Just my opinion........good luck


----------



## BSRBOY (Nov 11, 2009)

Hey 91LX,

I sent you a PM. Email me. Radio driver is totally right. The TXT can't handle 4S Lipo. That would be a bad idea, and it's nearly impossible to buy parts. So you'd end up with a broken TXT on the shelf.

I'm currently running a TXT with the following mods:
1. Vertical shocks
2. 4WS
3. Dual Traxxas 23T Titan Motors
4. EVX-2 ESC
5. Dual 8.4V 7-Cell Packs

It doesn't sound impressive, but it moves out really well for a big truck. The vertical shocks help the body roll too.

I'd start with something like this so you don't get in over your head.

Oh, and build the gearbox / diffs / axles like you would for a truck - use bearing grease for a car. I've put over a year on the truck without rebuilding anything and I don't have any gear issues yet.
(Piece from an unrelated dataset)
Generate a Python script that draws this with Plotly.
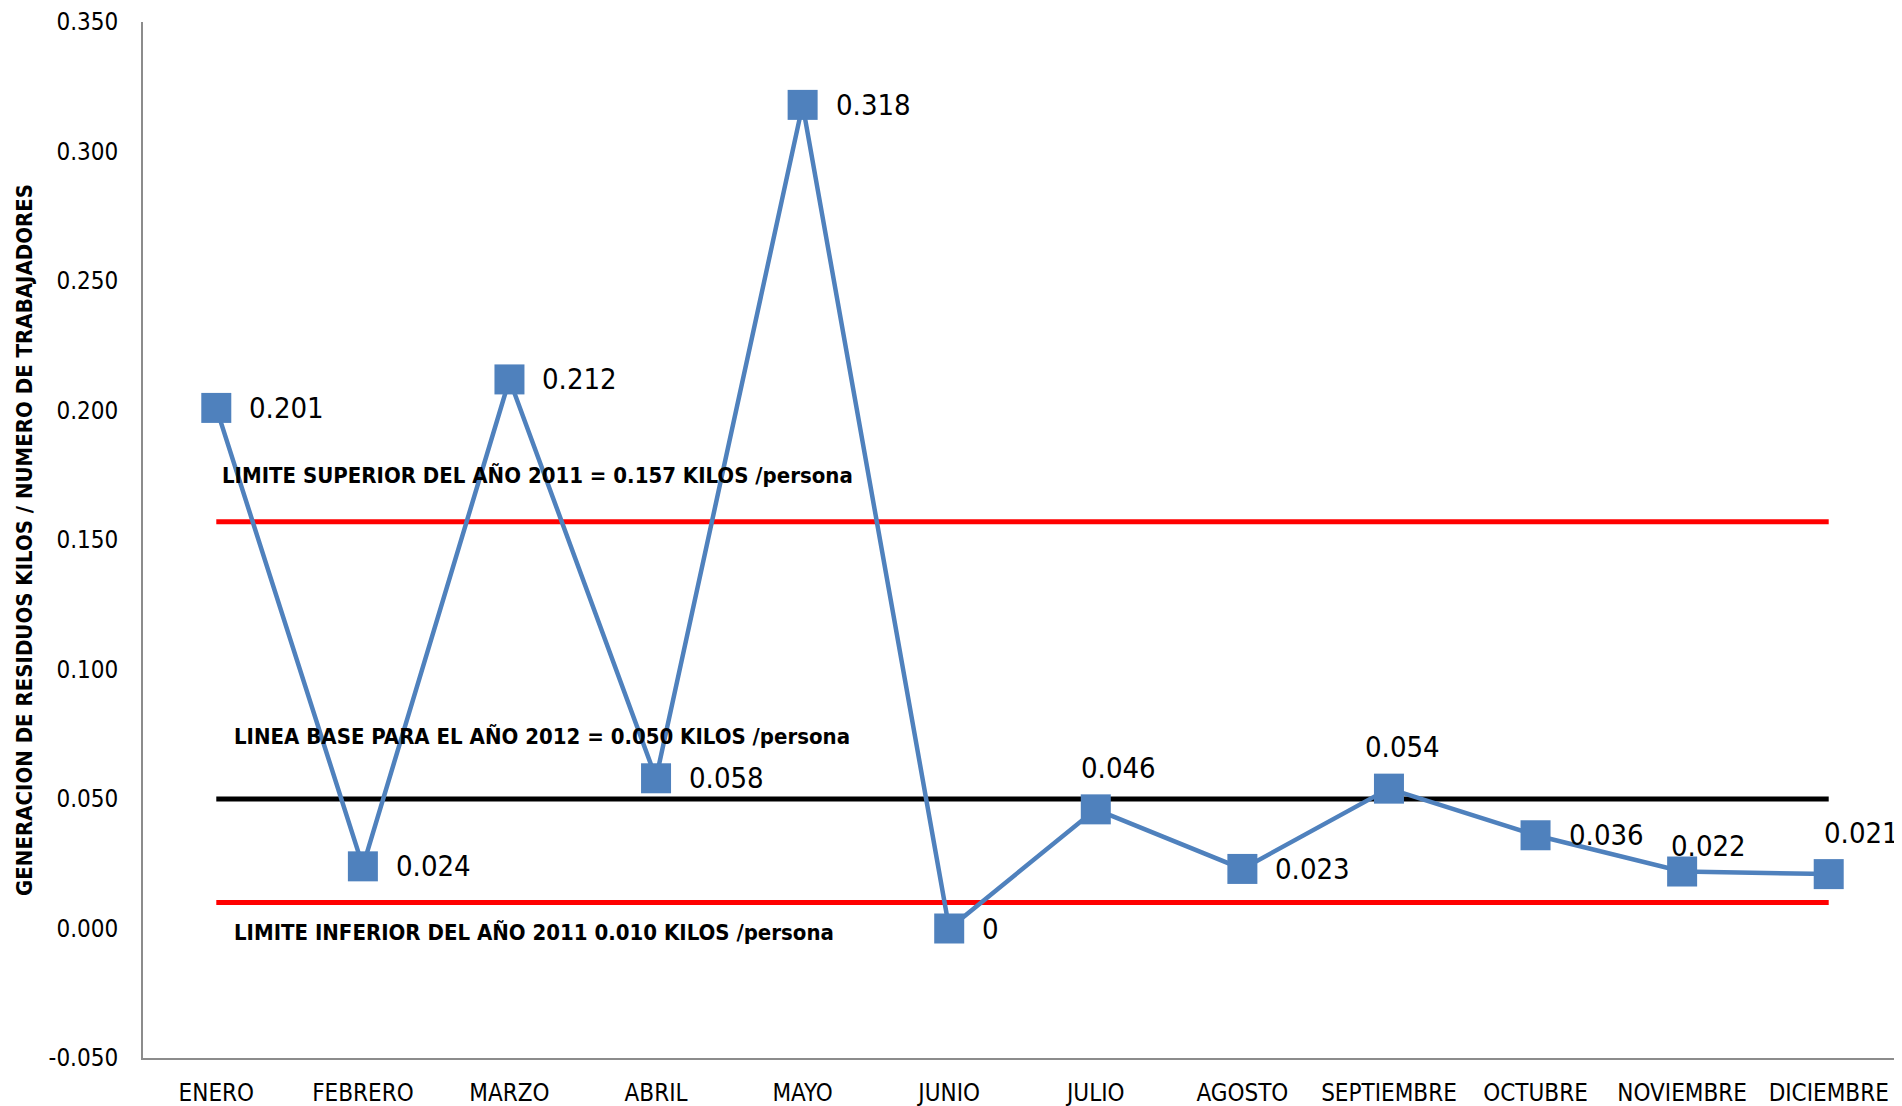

(But I don't pop wheelys and drive like a jackass either).

ENJOY!


----------



## 454chad (Jun 14, 2011)

hello, im a txt1 guy and i run a emaxx 2 speed in one of my truck's and i just put a summit tran's in the other txt1 anyway just running the emaxx tran's make's it twice as fast with brushed motor's here is a pic of the one with the emaxx tran's and it make's it brushless ready!!Lol


----------



## 91lxcoupe (Aug 7, 2012)

thats a serious machine. i dumped the txt because i realized once they broke it was impossible to get parts for. i didnt realize you could put an emaxx drive line in it. now im kicking myself in the ass as i sit here trying to figure out which monster truck i want to build:freak:


----------



## 454chad (Jun 14, 2011)

91lxcoupe said:


> thats a serious machine. i dumped the txt because i realized once they broke it was impossible to get parts for. i didnt realize you could put an emaxx drive line in it. now im kicking myself in the ass as i sit here trying to figure out which monster truck i want to build:freak:


go with a clodbuster then there is lot's of part's for them


----------



## radiodriver77 (Nov 30, 2010)

Clods are a good way to go. I have both Clods and TXTs, my current build is a TXC. I basically using a the TXT chassis and links with Cod drive train. It not as expensive as the Clod custom chassis that are out there. The craze out there now are rock crawlers. They like to use the TXT axle and build from there. I have picked a nice chassis for under $50 on Flea Bay. Custom Clod using mostly all Tamiya parts.


----------